William Coxe - Europe in Copperplate. A Journey That Became an Atlas of the World

22-06-2026

What did Europe look like just before the end of the 18th century? William Coxe takes the reader on a journey through Poland, Russia, Sweden, and Denmark, creating one of the most important testimonies of the era. It is a story about monarchs, great cities, maps, and the world seen through the eyes of a careful traveler

Voyage en Pologne, Russie, Suède, Dannemarc… (Geneva, 1786) is one of the most important works of European travel literature at the end of the 18th century — a testimony of an era in which travel was simultaneously an investigation, observation, and an attempt to organize the world.

The original author was William Coxe — an English historian and clergyman who traveled through Northern Europe between 1784 and 1786. The result was a multi-layered description of the world from Poland, through Russia, to Scandinavia.

Poland at the center of the European narrative

The first volume of the work is largely devoted to the Polish–Lithuanian Commonwealth.
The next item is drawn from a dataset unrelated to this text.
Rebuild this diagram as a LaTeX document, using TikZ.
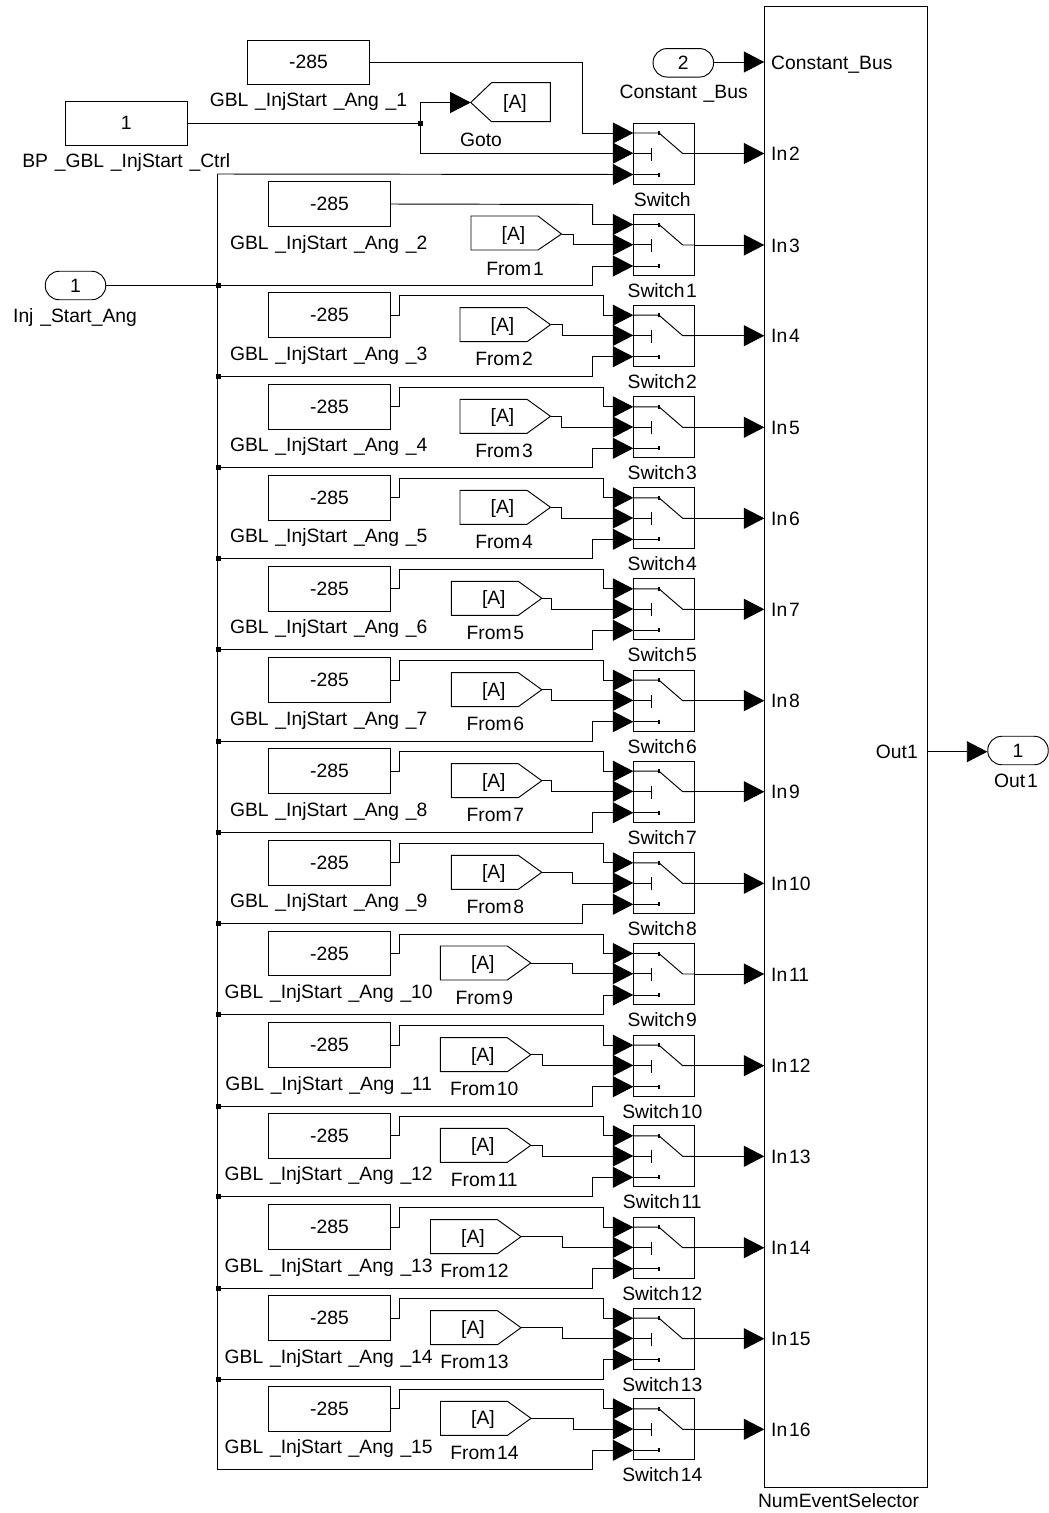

This is not a marginal mention — it is an extensive, over one hundred pages long description of the country, which in the traveler's eyes becomes an important element of the European political and cultural balance.

Coxe visits Warsaw, observes court life, and meets with the elites of the era, including King Stanisław August Poniatowski, whose portrait was preserved in the form of an engraving.
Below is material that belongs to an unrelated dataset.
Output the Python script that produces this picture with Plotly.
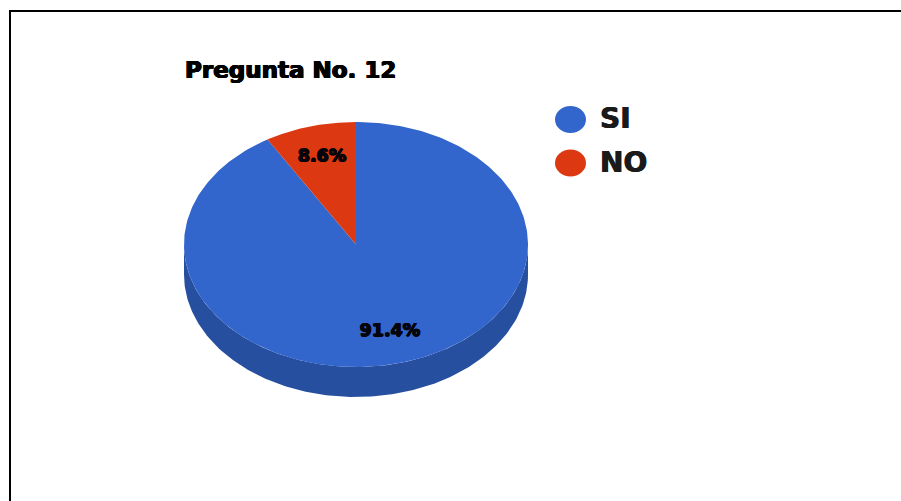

Poland is not just a backdrop here — it is a political, cultural, and intellectual space described from the perspective of a Western European observer.
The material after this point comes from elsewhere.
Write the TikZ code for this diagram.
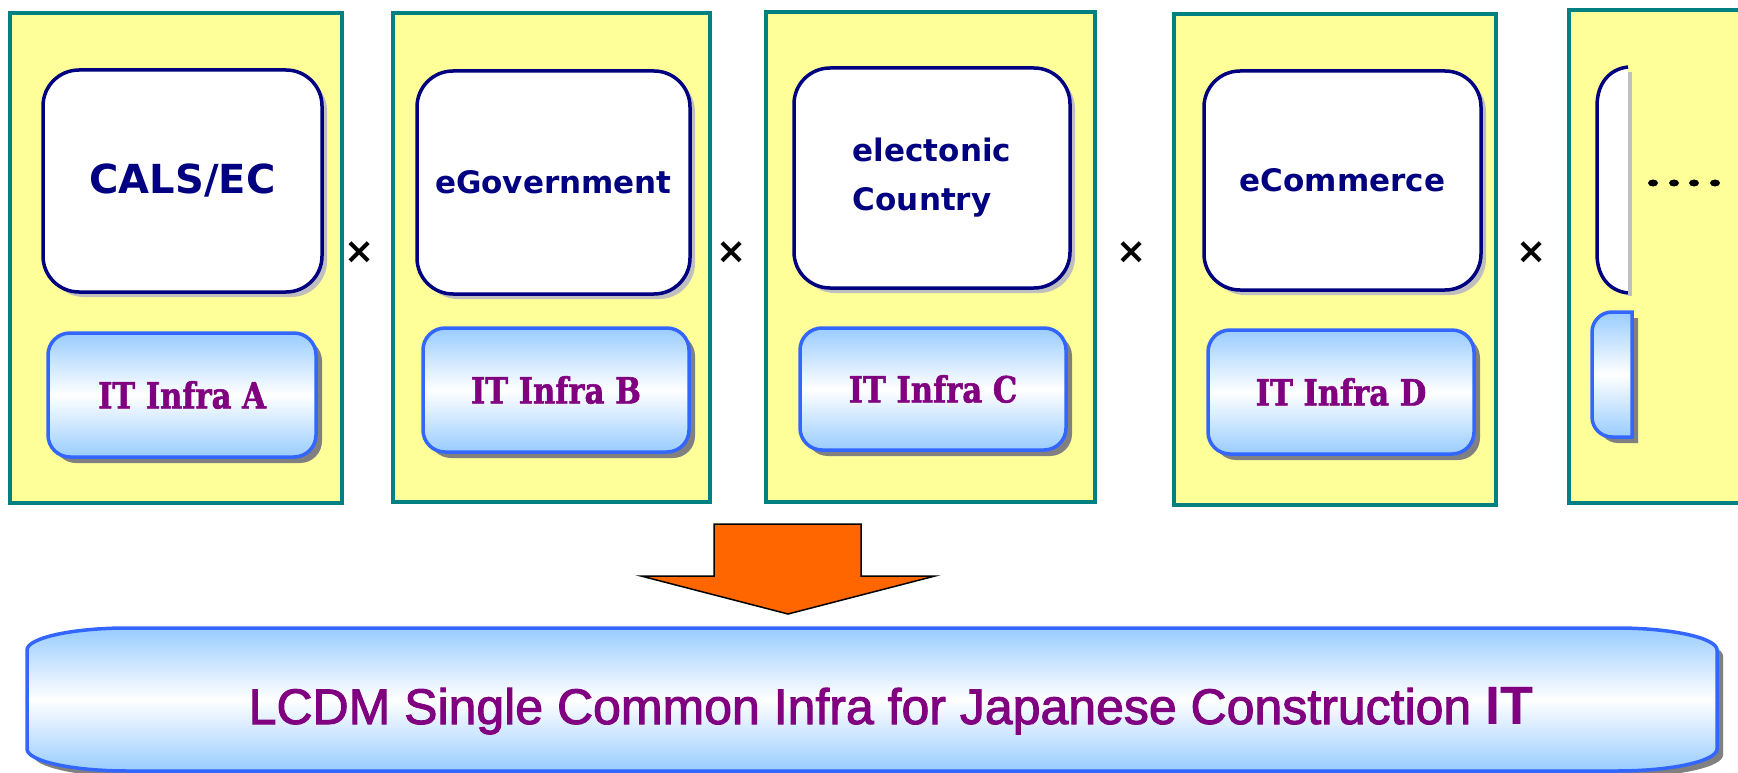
\documentclass[tikz,border=0pt]{standalone}
\usepackage{fontspec}
\setmainfont{Liberation Sans}
\newfontfamily\boxfont{DejaVu Sans}
\newfontfamily\infrafont[FakeStretch=0.85, BoldFeatures={FakeBold=1.5}]{DejaVu Serif}
\newfontfamily\barfont[UprightFeatures={FakeBold=2}]{Liberation Sans}
\usepackage{xcolor}
\usepackage{tikz}
\usetikzlibrary{positioning,shadows}
\definecolor{panelyellow}{HTML}{FFFF99}
\definecolor{panelteal}{HTML}{008080}
\definecolor{servicenavy}{HTML}{000080}
\definecolor{infrablue}{HTML}{3366FF}
\definecolor{infrasky}{HTML}{99CCFF}
\definecolor{infrapurple}{HTML}{800080}
\definecolor{arroworange}{HTML}{FF6600}
\definecolor{shadowlight}{HTML}{BFBFBF}
\definecolor{shadowdark}{HTML}{808080}
\tikzset{
    % The yellow panel: one application with its own IT infra
    panel/.style={
        draw=panelteal,
        fill=panelyellow,
        line width=3.5pt,
        inner sep=0pt
    },
    % The white box naming the application
    service/.style={
        draw=servicenavy,
        fill=white,
        line width=3.5pt,
        rounded corners=36pt,
        inner sep=0pt,
        text=servicenavy,
        font=\boxfont\bfseries\fontsize{31}{49}\selectfont,
        drop shadow={shadow xshift=5pt, shadow yshift=-5pt, fill=shadowlight, opacity=1}
    },
    % The blue shaded bar of an infra
    infrafill/.style={
        draw=infrablue,
        line width=3.5pt,
        top color=infrasky,
        bottom color=infrasky,
        middle color=white,
        drop shadow={shadow xshift=6pt, shadow yshift=-6pt, fill=shadowdark, opacity=1}
    },
    infra/.style={
        infrafill,
        rounded corners=22pt,
        inner sep=0pt,
        text=infrapurple,
        font=\infrafont\bfseries\fontsize{36}{40}\selectfont
    },
    crossmark/.style={
        font=\boxfont\bfseries\fontsize{36}{40}\selectfont,
        inner sep=0pt
    },
    bigarrow/.style={
        fill=arroworange,
        draw=black,
        line width=1.5pt,
        line join=miter
    }
}
\begin{document}
\begin{tikzpicture}[x=1pt,y=-1pt]
    \useasboundingbox (0,0) rectangle (1738,773);
    \begin{scope}
        \clip (0,0) rectangle (1738,773);

        % --- 1. Panels ---
        \node[panel, minimum width=332pt, minimum height=490pt] (panelA) at (176,258) {};
        \node[panel, minimum width=317pt, minimum height=489pt] (panelB) at (551.5,257.5) {};
        \node[panel, minimum width=329pt, minimum height=490pt] (panelC) at (930.5,257) {};
        \node[panel, minimum width=322pt, minimum height=491pt] (panelD) at (1335,259.5) {};
        % the last one runs past the edge of the slide
        \node[panel, minimum width=332pt, minimum height=493pt] (panelE) at (1735,256.5) {};

        % --- 2. Applications ---
        \node[service, minimum width=279pt, minimum height=222pt,
            font=\boxfont\bfseries\fontsize{40}{48}\selectfont] (cals) at (182.5,181) {CALS/EC};
        \node[service, minimum width=273pt, minimum height=223pt] (egov) at (553.5,182.5) {eGovernment};
        \node[service, minimum width=276pt, minimum height=220pt, align=left] (ecountry) at (932,178)
            {electonic\\Country};
        \node[service, minimum width=277pt, minimum height=219pt] (ecom) at (1342.5,180.5) {eCommerce};

        % cut-off application box on the right
        \fill[white] (1628,67) .. controls (1609,69) and (1597,84) .. (1597,106)
            -- (1597,254) .. controls (1597,276) and (1609,291) .. (1628,293) -- cycle;
        \draw[servicenavy, line width=3.5pt] (1628,67) .. controls (1609,69) and (1597,84) .. (1597,106)
            -- (1597,254) .. controls (1597,276) and (1609,291) .. (1628,293);
        \draw[shadowlight, line width=4pt] (1630,72) -- (1630,296);
        \foreach \dotx in {1653,1674,1694,1715}
            \fill (\dotx,183) ellipse [x radius=5pt, y radius=3.5pt];

        % --- 3. IT infras ---
        \node[infra, minimum width=268pt, minimum height=124pt] (infraA) at (182,395) {IT Infra A};
        \node[infra, minimum width=266pt, minimum height=124pt] (infraB) at (556,390) {IT Infra B};
        \node[infra, minimum width=266pt, minimum height=122pt] (infraC) at (933,389) {IT Infra C};
        \node[infra, minimum width=266pt, minimum height=124pt] (infraD) at (1341,392) {IT Infra D};
        \path[infrafill] (1632,312) -- (1612,312) .. controls (1601,312) and (1592,321) .. (1592,332)
            -- (1592,417) .. controls (1592,428) and (1601,437) .. (1612,437) -- (1632,437) -- cycle;

        % --- 4. Crosses between the panels ---
        \node[crossmark] (crossAB) at (360,253) {×};
        \node[crossmark] (crossBC) at (732,253) {×};
        \node[crossmark] (crossCD) at (1132,253) {×};
        \node[crossmark] (crossDE) at (1532,253) {×};

        % --- 5. Arrow and common infra ---
        \draw[bigarrow] (714,524) -- (861,524) -- (861,576) -- (935,576) -- (788,614)
            -- (641,576) -- (714,576) -- cycle;

        \path[infrafill] (127,628) -- (1617,628) .. controls (1672,628) and (1717,638) .. (1717,650)
            -- (1717,749) .. controls (1717,761) and (1672,771) .. (1617,771)
            -- (127,771) .. controls (72,771) and (27,761) .. (27,749)
            -- (27,650) .. controls (27,638) and (72,628) .. (127,628) -- cycle;
        \node[anchor=base, inner sep=0pt, text=infrapurple, font=\barfont\fontsize{50}{60}\selectfont]
            (common) at (891,724)
            {LCDM Single Common Infra for Japanese Construction {\bfseries\fontsize{54}{60}\selectfont IT}};
    \end{scope}
\end{tikzpicture}
\end{document}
The Russian Empire and an outsider's perspective

A significant part of the account is devoted to Russia, where the traveler describes both Moscow and the newly forming empire of St. Petersburg.

The pages of the work also feature the court of Catherine II — one of the most important political figures of 18th-century Europe. Russia is presented as a space of dynamic modernization but also cultural and civilizational contrasts.

Northern Europe: Sweden and Denmark

The last part of the second volume leads the reader through Sweden and Denmark — countries orderly described and illustrated with maps, city plans, and a portrait of King Gustav III.

All this creates a coherent image of Northern Europe as a political but also cartographic space — orderly, measurable, "readable" to the 18th-century eye.

Cartography as the language of the world

The 1786 edition, developed and enriched by P.H. Mallet, is more than just a travel account.

It is an atlas of ideas.

It contains:

  • fold-out maps of Poland, Russia, Sweden, and Denmark
  • plans of Moscow, St. Petersburg, Stockholm, and Copenhagen
  • portraits of monarchs and political figures
  • high-quality engravings, including those by Thomas Kitchin Thomas Kitchin

Each map here is not only an illustration — it is an interpretation of the world before photography, satellites, and GPS existed.

Binding and materiality of the object

The copy in a half-leather hardcover, with raised bands, gilding on the spines, and marbled paper on the covers and endpapers, is an example of the highest class of European bookbinding.

It is an object that combines:

  • science
  • travel
  • cartography
  • and the art of the book

Conclusion

Voyage en Pologne… by Coxe is not just an account of an 18th-century journey.

It is the moment when Europe was "drawn" — before it was photographed.

Today we look at maps on our phones.

In 1786, people looked at the world through an engraving.